### WORK REQUIRED:
Copy all lines that contain the word "with".

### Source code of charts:
******
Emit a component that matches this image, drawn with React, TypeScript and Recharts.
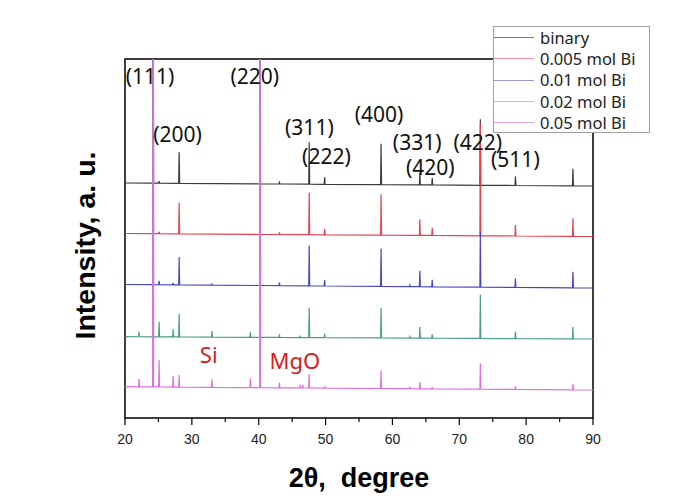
import React from "react";
import {
  LineChart,
  Line,
  XAxis,
  YAxis,
  ReferenceArea,
  ReferenceDot,
  Legend,
} from "recharts";

// series names and colours
const seriesNames = ["binary", "0.005 mol Bi", "0.01 mol Bi", "0.02 mol Bi", "0.05 mol Bi"];
const seriesColors = ["#3a3a3a", "#e8404e", "#4646c8", "#4c9c8c", "#e070e0"];
const legendColors = ["#7a7a7a", "#f0909a", "#9a9ad8", "#b0ccc6", "#e0a8dc"];

// baseline level (a.u.) at 2θ = 20 and 2θ = 90 for each pattern
const binaryBase = [235, 232];
const bi005Base = [184.5, 181.5];
const bi01Base = [133.5, 130];
const bi02Base = [81.3, 79];
const bi05Base = [31.3, 28];

// peaks: [2θ, height above baseline]; the tall ones run off the top of the frame
const binaryPeaks = [
  [24.2, 500], [25.1, 2], [28.1, 31], [40.2, 500], [43.1, 1.5], [47.55, 42],
  [49.86, 7], [58.3, 41], [64.1, 12], [65.95, 7], [73.15, 66], [78.4, 9], [87.0, 17],
];
const bi005Peaks = [
  [24.2, 500], [25.1, 2], [28.1, 31], [40.2, 500], [43.1, 2], [47.55, 42],
  [49.86, 6], [58.3, 41], [64.1, 16], [65.95, 8], [73.15, 112], [78.4, 11], [87.0, 18],
];
const bi01Peaks = [
  [24.2, 500], [25.1, 4], [27.2, 2], [28.1, 28], [33.0, 1], [40.2, 500], [43.1, 3],
  [47.55, 40], [49.86, 6], [58.3, 38], [62.6, 1.5], [64.1, 16], [65.95, 7],
  [73.15, 55], [78.4, 9], [87.0, 16],
];
const bi02Peaks = [
  [22.1, 5], [24.2, 500], [25.1, 15], [27.2, 8], [28.1, 23], [33.0, 6], [38.75, 5],
  [40.2, 500], [43.1, 3], [46.2, 2], [47.55, 30], [49.86, 4], [58.3, 30], [62.6, 1.5],
  [64.1, 11], [65.95, 4], [73.15, 44], [78.4, 7], [87.0, 12],
];
const bi05Peaks = [
  [22.1, 8], [24.2, 500], [25.1, 27], [27.2, 11], [28.1, 12], [33.0, 8], [38.75, 9],
  [40.2, 500], [43.1, 5], [46.2, 3], [46.6, 3], [47.55, 14], [49.86, 2], [58.3, 18],
  [62.6, 2], [64.1, 7], [65.95, 2], [73.15, 26], [78.4, 3], [87.0, 6],
];

// Miller indices and phase labels: [text, 2θ, a.u.]
const peakLabels: [string, number, number][] = [
  ["(111)", 23.75, 341], ["(220)", 39.41, 341], ["(200)", 27.87, 283],
  ["(311)", 47.58, 290], ["(222)", 50.13, 261], ["(400)", 58.0, 303],
  ["(331)", 63.7, 275], ["(420)", 65.65, 250], ["(422)", 72.77, 275],
  ["(511)", 78.39, 258],
];
const phaseLabels: [string, number, number][] = [
  ["Si", 32.52, 63],
  ["MgO", 45.41, 57],
];

const xTicks = [20, 25, 30, 35, 40, 45, 50, 55, 60, 65, 70, 75, 80, 85, 90];

const HALF = 0.07;

function buildPattern(base: number[], peaks: number[][]) {
  const at = (t: number) => base[0] + ((base[1] - base[0]) * (t - 20)) / 70;
  const pts: { x: number; y: number }[] = [{ x: 20, y: base[0] }];
  peaks.forEach(([t, h]) => {
    pts.push({ x: t - HALF, y: at(t - HALF) });
    pts.push({ x: t, y: at(t) + h });
    pts.push({ x: t + HALF, y: at(t + HALF) });
  });
  pts.push({ x: 90, y: base[1] });
  return pts;
}

const patterns = [
  buildPattern(binaryBase, binaryPeaks),
  buildPattern(bi005Base, bi005Peaks),
  buildPattern(bi01Base, bi01Peaks),
  buildPattern(bi02Base, bi02Peaks),
  buildPattern(bi05Base, bi05Peaks),
];

const labelFont = "'Noto Sans', 'DejaVu Sans', sans-serif";
const axisFont = "'Liberation Sans', Arial, sans-serif";

const XTick = (props: any) => {
  const { x, y, payload } = props;
  const major = payload.value % 10 === 0;
  return (
    <g>
      <line x1={x} x2={x} y1={y} y2={y + (major ? 7 : 4)} stroke="#000" strokeWidth={1.2} />
      {major && (
        <text x={x} y={y + 26} textAnchor="middle" fontSize={14} fontFamily={axisFont} fill="#222">
          {payload.value}
        </text>
      )}
    </g>
  );
};

const XTitle = (props: any) => {
  const vb = props.viewBox || { x: 125, y: 418, width: 468, height: 83 };
  return (
    <text
      x={vb.x + vb.width / 2}
      y={vb.y + 69}
      textAnchor="middle"
      fontSize={27}
      fontWeight="bold"
      fontFamily={axisFont}
      fill="#000"
      style={{ whiteSpace: "pre" }}
    >
      {"2θ,  degree"}
    </text>
  );
};

const YTitle = (props: any) => {
  const vb = props.viewBox || { x: 45, y: 59, width: 80, height: 359 };
  const cx = vb.x + 40;
  const cy = vb.y + vb.height / 2 + 7;
  return (
    <text
      x={cx}
      y={cy}
      transform={`rotate(-90, ${cx}, ${cy})`}
      textAnchor="middle"
      dominantBaseline="central"
      fontSize={28.5}
      fontWeight="bold"
      fontFamily={axisFont}
      fill="#000"
    >
      Intensity, a. u.
    </text>
  );
};

const LegendBox = () => (
  <div
    style={{
      border: "1px solid #a0a0a0",
      background: "#fff",
      width: 157,
      height: 107,
      boxSizing: "border-box",
    }}
  >
    {seriesNames.map((name, i) => (
      <div key={name} style={{ display: "flex", alignItems: "center", height: 21.3 }}>
        <span style={{ width: 40, height: 0, borderTop: `1px solid ${legendColors[i]}` }} />
        <span
          style={{
            marginLeft: 6,
            fontSize: 16.5,
            fontFamily: labelFont,
            color: "#222",
            lineHeight: "20px",
          }}
        >
          {name}
        </span>
      </div>
    ))}
  </div>
);

export default function App() {
  return (
    <div style={{ position: "absolute", left: 0, top: 0, width: 690, height: 501, background: "#fff" }}>
      <LineChart width={690} height={501} margin={{ top: 59, right: 97, bottom: 0, left: 45 }}>
        <XAxis
          type="number"
          dataKey="x"
          domain={[20, 90]}
          ticks={xTicks}
          interval={0}
          height={83}
          axisLine={false}
          tickLine={false}
          tickSize={0}
          tickMargin={0}
          tick={<XTick />}
          allowDataOverflow
          label={{ content: <XTitle /> }}
        />
        <YAxis
          type="number"
          dataKey="y"
          domain={[0, 359]}
          width={80}
          axisLine={false}
          tickLine={false}
          tick={false}
          allowDataOverflow
          label={{ content: <YTitle /> }}
        />
        <ReferenceArea x1={20} x2={90} y1={0} y2={359} fill="none" stroke="#000" strokeWidth={1.5} />
        {patterns.map((data, i) => (
          <Line
            key={seriesNames[i]}
            name={seriesNames[i]}
            data={data}
            dataKey="y"
            type="linear"
            stroke={seriesColors[i]}
            strokeWidth={1.2}
            dot={false}
            isAnimationActive={false}
          />
        ))}
        {peakLabels.map(([text, x, y]) => (
          <ReferenceDot
            key={text}
            x={x}
            y={y}
            r={0}
            fill="none"
            stroke="none"
            label={{ value: text, position: "center", fontSize: 21, fill: "#111", fontFamily: labelFont }}
          />
        ))}
        {phaseLabels.map(([text, x, y]) => (
          <ReferenceDot
            key={text}
            x={x}
            y={y}
            r={0}
            fill="none"
            stroke="none"
            label={{ value: text, position: "center", fontSize: 22, fill: "#d62020", fontFamily: labelFont }}
          />
        ))}
        <Legend
          layout="vertical"
          align="center"
          verticalAlign="middle"
          content={<LegendBox />}
          wrapperStyle={{ left: 493, top: 26, width: 157, height: 107 }}
        />
      </LineChart>
    </div>
  );
}
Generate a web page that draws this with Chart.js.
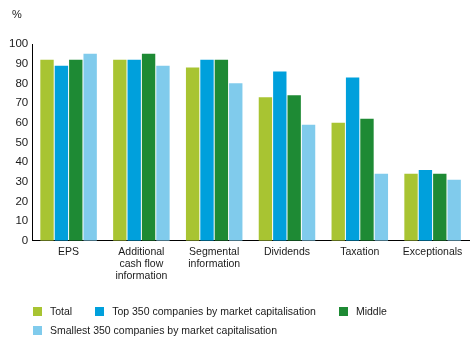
******
### EXERCISE OUTPUT:
Emit a component that matches this image, drawn with React, TypeScript and Recharts.
Generate a web page that draws this with Chart.js.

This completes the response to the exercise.